Summary
Highlights
Cataracts are characterized as lens opacity or cloudiness in the eye. Key causes include aging, injury, endocrine disorders, and inherited factors. Understanding the disease mechanism starts with the lens's anatomical structure.
The lens is transparent, composed of 65% water and 35% protein, primarily crystallins. Crystallins maintain transparency, refractive properties, and prevent light scattering, crucial for clear vision. The lens is avascular, relying on aqueous humor for nutrients and waste removal. It's rich in antioxidants like glutathione and vitamin C, which protect against oxidative stress, a factor that damages proteins, leading to cloudiness.
Aging leads to constant exposure to oxidative stress from free radicals (metabolism byproducts), UV radiation, and environmental toxins. This decreases antioxidants, resulting in protein oxidation and denaturation of crystallins. Damaged crystallins aggregate, causing the lens to harden and become opaque, forming cataracts.
Diabetes mellitus causes sorbitol buildup in the lens, attracting water, making the lens swell and cloudy. Excess sugar also attaches to lens proteins, stiffening them and causing aggregation, blocking light. Hypothyroidism impairs lens metabolism, decreasing sodium and potassium, leading to electrolyte imbalance and oxidative stress. Hyperparathyroidism increases calcium deposition in the lens, disrupting epithelial cells and reducing clarity.
Blunt trauma causes shock waves that damage lens fibers and capsule integrity, leading to rosette-shaped cataracts. Penetrating injuries from sharp objects directly disrupt lens fibers and rupture the capsule, causing rapid cataract formation due to aqueous humor leakage. Chemical burns lead to pH imbalances and protein denaturation. Radiation exposure (UV, X-rays) generates free radicals, causing oxidative stress and protein aggregation.
Cataracts present as gradual, painless blurring or loss of vision, often bilateral. Photophobia occurs due to light scattering. Other signs include opaque or cloudy white pupils, decreased visual acuity, and progressive nearsightedness due to lens thickening and hardening. Diagnosis involves a slit lamp exam (using pupil dilators to view the front eye) and an ophthalmoscopic examination (to view the fundus/retina).
Pharmacological agents are primarily used for diagnostic procedures, not treatment. Midriatics (e.g., epinephrine, phenylephrine) dilate pupils; applying pressure to the inner canthus prevents systemic effects. Cycloplegics (e.g., atropine, scopolamine) dilate pupils and paralyze the ciliary body to reduce aqueous humor production. Acetazolamide and mannitol are given to decrease aqueous humor for better visualization.

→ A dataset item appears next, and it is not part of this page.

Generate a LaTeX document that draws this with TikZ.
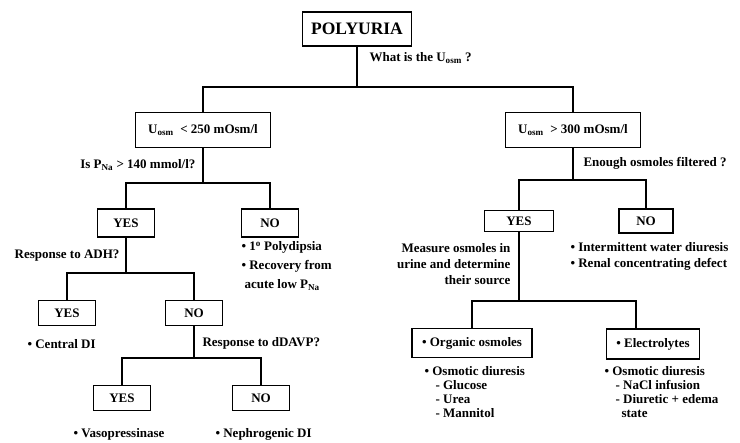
\documentclass[tikz,border=0pt]{standalone}
\usepackage{fontspec}
\setmainfont{Liberation Serif}
\begin{document}
\begin{tikzpicture}[x=1pt, y=-1pt, line width=1.1pt,
  every node/.style={font=\bfseries\fontsize{13}{16}\selectfont, inner sep=1pt},
  box/.style={draw, fill=white, inner sep=2pt, minimum width=57, minimum height=27}]
  \useasboundingbox (0,0) rectangle (740,443);

  % top split
  \node[box, minimum width=109, minimum height=34, font=\bfseries\fontsize{17.5}{20}\selectfont] (poly) at (357,29) {POLYURIA};
  \node[anchor=west] (q1) at (368,58) {What is the U\textsubscript{osm} ?};
  \node[box, minimum width=135, minimum height=35] (low) at (203,130) {U\textsubscript{osm} \ < 250 mOsm/l};
  \node[box, minimum width=135, minimum height=35] (high) at (573,130) {U\textsubscript{osm} \ > 300 mOsm/l};
  \coordinate (s1) at (357,87);
  \draw (poly) -- (s1);
  \draw (low) |- (s1) -| (high);

  % low osmolality
  \node[anchor=east] (q2) at (197,165) {Is P\textsubscript{Na} > 140 mmol/l?};
  \node[box, minimum height=28] (yes1) at (126,223) {YES};
  \node[box, minimum height=28] (no1) at (270,223) {NO};
  \coordinate (s2) at (203,183);
  \draw (low) -- (s2);
  \draw (yes1) |- (s2) -| (no1);
  \node[anchor=north west, align=left, font=\bfseries\fontsize{13}{19}\selectfont] (no1txt) at (240,240)
    {\textbullet\ 1\textsuperscript{o} Polydipsia\\ \textbullet\ Recovery from\\ \hspace*{3pt}acute low P\textsubscript{Na}};

  \node[anchor=east] (q3) at (121,256) {Response to ADH?};
  \node[box, minimum height=25] (yes2) at (67,313) {YES};
  \node[box, minimum height=25] (no2) at (194,313) {NO};
  \coordinate (s3) at (126,273);
  \draw (yes1) -- (s3);
  \draw (yes2) |- (s3) -| (no2);
  \node[anchor=west] (cdi) at (26,344) {\textbullet\ Central DI};

  \node[anchor=west] (q4) at (201,343) {Response to dDAVP?};
  \node[box, minimum height=25] (yes3) at (122,398) {YES};
  \node[box, minimum height=25] (no3) at (261,398) {NO};
  \coordinate (s4) at (194,358);
  \draw (no2) -- (s4);
  \draw (yes3) |- (s4) -| (no3);
  \node[anchor=west] (vaso) at (72,434) {\textbullet\ Vasopressinase};
  \node[anchor=west] (ndi) at (214,434) {\textbullet\ Nephrogenic DI};

  % high osmolality
  \node[anchor=west] (q5) at (582,163) {Enough osmoles filtered ?};
  \node[box, minimum width=69, minimum height=21] (yes4) at (519,221) {YES};
  \node[box, minimum width=54, minimum height=24] (no4) at (646,221) {NO};
  \coordinate (s5) at (573,180);
  \draw (high) -- (s5);
  \draw (yes4) |- (s5) -| (no4);
  \node[anchor=east, align=right] (meas) at (512,264)
    {Measure osmoles in\\ urine and determine\\ their source};
  \node[anchor=west, align=left] (no4txt) at (569,256)
    {\textbullet\ Intermittent water diuresis\\ \textbullet\ Renal concentrating defect};

  \node[box, minimum width=120, minimum height=29] (org) at (472,343) {\textbullet\ Organic osmoles};
  \node[box, minimum width=93, minimum height=30] (elec) at (653,344) {\textbullet\ Electrolytes};
  \coordinate (s6) at (519,301);
  \draw (yes4) -- (s6);
  \draw (org) |- (s6) -| ([xshift=-17pt]elec.north);
  \node[anchor=north west, align=left, font=\bfseries\fontsize{13}{14}\selectfont] (orgtxt) at (423,365)
    {\textbullet\ Osmotic diuresis\\ \hspace*{11pt}- Glucose\\ \hspace*{11pt}- Urea\\ \hspace*{11pt}- Mannitol};
  \node[anchor=north west, align=left, font=\bfseries\fontsize{13}{14}\selectfont] (electxt) at (603,365)
    {\textbullet\ Osmotic diuresis\\ \hspace*{11pt}- NaCl infusion\\ \hspace*{11pt}- Diuretic + edema\\ \hspace*{17pt}state};
\end{tikzpicture}
\end{document}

Surgical options include intracapsular (removal of entire lens and capsule, now rare due to invasiveness) and extracapsular (removal of the lens, leaving the capsule intact, still requires a large incision). Phacoemulsification is the most common modern technique, using a small incision to emulsify and suction out the cloudy lens before implanting an intraocular lens (IOL).
Various intraocular lenses (IOLs) are used after cataract removal. Aphakic eyeglasses (thick lenses for those without natural lenses), contact lenses (hard, soft, gas permeable), and artificial IOLs are available. Hard lenses are durable but require larger incisions; soft lenses are foldable for small incisions but can be expensive and unsuitable for certain conditions (e.g., diabetic retinopathy). Gas permeable lenses are contact lenses for surface use, not typically IOLs.
Pre-operatively, nurses assess vision in affected and unaffected eyes and administer premedications like midriatics. Post-operatively, instructions are crucial to prevent increased intraocular pressure (IOP), such as avoiding coughing, sneezing, lifting heavy objects, and bending at the waist. Patients should maintain a semi-Fowler's position and wear a patch or protective shield on the affected eye to prevent infection and injury.